- [Stored data]

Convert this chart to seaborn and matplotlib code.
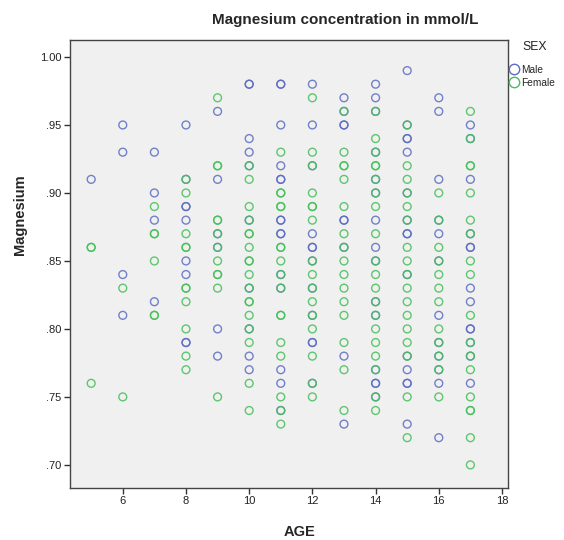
import numpy as np
import pandas as pd
import seaborn as sns
import matplotlib
matplotlib.use("Agg")
import matplotlib.pyplot as plt
from matplotlib.lines import Line2D
from matplotlib.ticker import FixedLocator, FuncFormatter

# Serum magnesium (mmol/L) by age, one list per age and sex
male_mg = {
    5: [.91],
    6: [.95, .93, .84, .81],
    7: [.93, .90, .88, .82],
    8: [.95, .91, .89, .89, .88, .85, .84, .79, .79],
    9: [.96, .91, .87, .86, .80, .78],
    10: [.98, .98, .94, .93, .92, .88, .83, .80, .78, .77],
    11: [.98, .98, .95, .92, .91, .91, .88, .88, .87, .87, .84, .83, .77, .76, .74],
    12: [.98, .95, .92, .87, .86, .86, .85, .83, .81, .79, .79, .76],
    13: [.97, .96, .95, .95, .88, .88, .86, .78, .73],
    14: [.98, .97, .96, .93, .91, .90, .88, .86, .85, .82, .81, .77, .76, .76, .75],
    15: [.99, .95, .94, .94, .93, .90, .88, .87, .87, .84, .78, .77, .76, .76, .73],
    16: [.97, .96, .91, .88, .87, .85, .81, .79, .78, .77, .76, .72],
    17: [.95, .94, .91, .87, .86, .86, .83, .82, .80, .80, .79, .78, .76],
}
female_mg = {
    5: [.86, .86, .76],
    6: [.83, .75],
    7: [.89, .87, .87, .85, .81, .81],
    8: [.91, .90, .87, .86, .86, .83, .83, .82, .80, .78, .77],
    9: [.97, .92, .92, .88, .88, .87, .86, .85, .84, .84, .83, .75],
    10: [.92, .91, .89, .88, .87, .87, .86, .85, .85, .84, .83, .82, .82, .81,
         .80, .79, .76, .74],
    11: [.93, .90, .90, .89, .89, .86, .86, .85, .84, .83, .81, .81, .79, .78,
         .75, .74, .73],
    12: [.97, .93, .92, .90, .89, .89, .88, .85, .84, .83, .82, .81, .80, .78,
         .76, .75],
    13: [.96, .93, .92, .92, .91, .89, .87, .86, .85, .84, .83, .82, .81, .79,
         .77, .74],
    14: [.96, .94, .93, .92, .92, .91, .90, .89, .87, .85, .84, .83, .82, .81,
         .80, .79, .78, .77, .75, .74],
    15: [.95, .92, .91, .90, .89, .88, .86, .85, .84, .83, .82, .81, .80, .79,
         .78, .75, .72],
    16: [.90, .88, .86, .85, .84, .83, .82, .80, .79, .78, .77, .75],
    17: [.96, .94, .92, .92, .90, .88, .87, .85, .84, .81, .79, .78, .77, .75,
         .74, .74, .72, .70],
}

sex_labels = ["Male", "Female"]
sex_colors = ["#5b6cc2", "#45bf58"]
x_ticks = [6, 8, 10, 12, 14, 16, 18]
y_ticks = [1.00, .95, .90, .85, .80, .75, .70]

rows = []
for sex, table in zip(sex_labels, [male_mg, female_mg]):
    for age, values in table.items():
        for v in values:
            rows.append({"AGE": age, "Magnesium": v, "SEX": sex})
df = pd.DataFrame(rows)

sns.set_style("white")
plt.rcParams["font.family"] = ["Liberation Sans", "DejaVu Sans"]

fig = plt.figure(figsize=(5.64, 5.40), dpi=100)
ax = fig.add_axes([70 / 564, 1 - 488 / 540, 438 / 564, 448 / 540])
ax.set_facecolor("#f0f0f0")

sns.scatterplot(data=df, x="AGE", y="Magnesium", hue="SEX",
                hue_order=sex_labels, palette=sex_colors, s=32,
                linewidth=1.0, alpha=0.85, legend=False, ax=ax)

# hollow markers: move fill colour onto the edge
for coll in ax.collections:
    fc = coll.get_facecolors()
    coll.set_edgecolors(fc)
    coll.set_facecolors("none")

ax.set_xlim(4.33, 18.19)
ax.set_ylim(0.683, 1.0125)
ax.xaxis.set_major_locator(FixedLocator(x_ticks))
ax.yaxis.set_major_locator(FixedLocator(y_ticks))
ax.yaxis.set_major_formatter(
    FuncFormatter(lambda v, p: f"{v:.2f}" if v >= 1 else f"{v:.2f}"[1:]))
ax.tick_params(axis="both", direction="out", length=4, width=1,
               colors="#333333", labelsize=8, labelcolor="#222222", pad=2,
               bottom=True, left=True)
for sp in ax.spines.values():
    sp.set_color("#444444")
    sp.set_linewidth(1.0)

ax.set_xlabel("AGE", fontsize=10.5, fontweight="bold")
ax.set_ylabel("Magnesium", fontsize=10.5, fontweight="bold")
ax.xaxis.set_label_coords(0.525, -0.083)
ax.yaxis.set_label_coords(-0.098, 0.61)
fig.text(345 / 564, 1 - 20 / 540, "Magnesium concentration in mmol/L",
         ha="center", va="center", fontsize=11, fontweight="bold")

# legend: title and entries placed separately, outside the plot area
fig.text(535 / 564, 1 - 47 / 540, "SEX", ha="center", va="center",
         fontsize=8.8, color="#222222")
handles = [Line2D([], [], linestyle="none", marker="o", markersize=7.5,
                  markerfacecolor="none", markeredgecolor=c, markeredgewidth=1.0)
           for c in sex_colors]
leg = fig.legend(handles, sex_labels, loc="upper left",
                 bbox_to_anchor=(509 / 564, 1 - 65 / 540), frameon=False,
                 fontsize=7.3, handletextpad=0.25, handlelength=0.9,
                 borderaxespad=0, labelspacing=0.3, borderpad=0)

fig.savefig("out.png", dpi=100, facecolor="white")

- [Problem to work on] Quote the full listing above word for word; exclude every picture from the copy.

- [Solution to the exercise]
Convert this chart to seaborn and matplotlib code.
import numpy as np
import pandas as pd
import seaborn as sns
import matplotlib
matplotlib.use("Agg")
import matplotlib.pyplot as plt
from matplotlib.lines import Line2D
from matplotlib.ticker import FixedLocator, FuncFormatter

# Serum magnesium (mmol/L) by age, one list per age and sex
male_mg = {
    5: [.91],
    6: [.95, .93, .84, .81],
    7: [.93, .90, .88, .82],
    8: [.95, .91, .89, .89, .88, .85, .84, .79, .79],
    9: [.96, .91, .87, .86, .80, .78],
    10: [.98, .98, .94, .93, .92, .88, .83, .80, .78, .77],
    11: [.98, .98, .95, .92, .91, .91, .88, .88, .87, .87, .84, .83, .77, .76, .74],
    12: [.98, .95, .92, .87, .86, .86, .85, .83, .81, .79, .79, .76],
    13: [.97, .96, .95, .95, .88, .88, .86, .78, .73],
    14: [.98, .97, .96, .93, .91, .90, .88, .86, .85, .82, .81, .77, .76, .76, .75],
    15: [.99, .95, .94, .94, .93, .90, .88, .87, .87, .84, .78, .77, .76, .76, .73],
    16: [.97, .96, .91, .88, .87, .85, .81, .79, .78, .77, .76, .72],
    17: [.95, .94, .91, .87, .86, .86, .83, .82, .80, .80, .79, .78, .76],
}
female_mg = {
    5: [.86, .86, .76],
    6: [.83, .75],
    7: [.89, .87, .87, .85, .81, .81],
    8: [.91, .90, .87, .86, .86, .83, .83, .82, .80, .78, .77],
    9: [.97, .92, .92, .88, .88, .87, .86, .85, .84, .84, .83, .75],
    10: [.92, .91, .89, .88, .87, .87, .86, .85, .85, .84, .83, .82, .82, .81,
         .80, .79, .76, .74],
    11: [.93, .90, .90, .89, .89, .86, .86, .85, .84, .83, .81, .81, .79, .78,
         .75, .74, .73],
    12: [.97, .93, .92, .90, .89, .89, .88, .85, .84, .83, .82, .81, .80, .78,
         .76, .75],
    13: [.96, .93, .92, .92, .91, .89, .87, .86, .85, .84, .83, .82, .81, .79,
         .77, .74],
    14: [.96, .94, .93, .92, .92, .91, .90, .89, .87, .85, .84, .83, .82, .81,
         .80, .79, .78, .77, .75, .74],
    15: [.95, .92, .91, .90, .89, .88, .86, .85, .84, .83, .82, .81, .80, .79,
         .78, .75, .72],
    16: [.90, .88, .86, .85, .84, .83, .82, .80, .79, .78, .77, .75],
    17: [.96, .94, .92, .92, .90, .88, .87, .85, .84, .81, .79, .78, .77, .75,
         .74, .74, .72, .70],
}

sex_labels = ["Male", "Female"]
sex_colors = ["#5b6cc2", "#45bf58"]
x_ticks = [6, 8, 10, 12, 14, 16, 18]
y_ticks = [1.00, .95, .90, .85, .80, .75, .70]

rows = []
for sex, table in zip(sex_labels, [male_mg, female_mg]):
    for age, values in table.items():
        for v in values:
            rows.append({"AGE": age, "Magnesium": v, "SEX": sex})
df = pd.DataFrame(rows)

sns.set_style("white")
plt.rcParams["font.family"] = ["Liberation Sans", "DejaVu Sans"]

fig = plt.figure(figsize=(5.64, 5.40), dpi=100)
ax = fig.add_axes([70 / 564, 1 - 488 / 540, 438 / 564, 448 / 540])
ax.set_facecolor("#f0f0f0")

sns.scatterplot(data=df, x="AGE", y="Magnesium", hue="SEX",
                hue_order=sex_labels, palette=sex_colors, s=32,
                linewidth=1.0, alpha=0.85, legend=False, ax=ax)

# hollow markers: move fill colour onto the edge
for coll in ax.collections:
    fc = coll.get_facecolors()
    coll.set_edgecolors(fc)
    coll.set_facecolors("none")

ax.set_xlim(4.33, 18.19)
ax.set_ylim(0.683, 1.0125)
ax.xaxis.set_major_locator(FixedLocator(x_ticks))
ax.yaxis.set_major_locator(FixedLocator(y_ticks))
ax.yaxis.set_major_formatter(
    FuncFormatter(lambda v, p: f"{v:.2f}" if v >= 1 else f"{v:.2f}"[1:]))
ax.tick_params(axis="both", direction="out", length=4, width=1,
               colors="#333333", labelsize=8, labelcolor="#222222", pad=2,
               bottom=True, left=True)
for sp in ax.spines.values():
    sp.set_color("#444444")
    sp.set_linewidth(1.0)

ax.set_xlabel("AGE", fontsize=10.5, fontweight="bold")
ax.set_ylabel("Magnesium", fontsize=10.5, fontweight="bold")
ax.xaxis.set_label_coords(0.525, -0.083)
ax.yaxis.set_label_coords(-0.098, 0.61)
fig.text(345 / 564, 1 - 20 / 540, "Magnesium concentration in mmol/L",
         ha="center", va="center", fontsize=11, fontweight="bold")

# legend: title and entries placed separately, outside the plot area
fig.text(535 / 564, 1 - 47 / 540, "SEX", ha="center", va="center",
         fontsize=8.8, color="#222222")
handles = [Line2D([], [], linestyle="none", marker="o", markersize=7.5,
                  markerfacecolor="none", markeredgecolor=c, markeredgewidth=1.0)
           for c in sex_colors]
leg = fig.legend(handles, sex_labels, loc="upper left",
                 bbox_to_anchor=(509 / 564, 1 - 65 / 540), frameon=False,
                 fontsize=7.3, handletextpad=0.25, handlelength=0.9,
                 borderaxespad=0, labelspacing=0.3, borderpad=0)

fig.savefig("out.png", dpi=100, facecolor="white")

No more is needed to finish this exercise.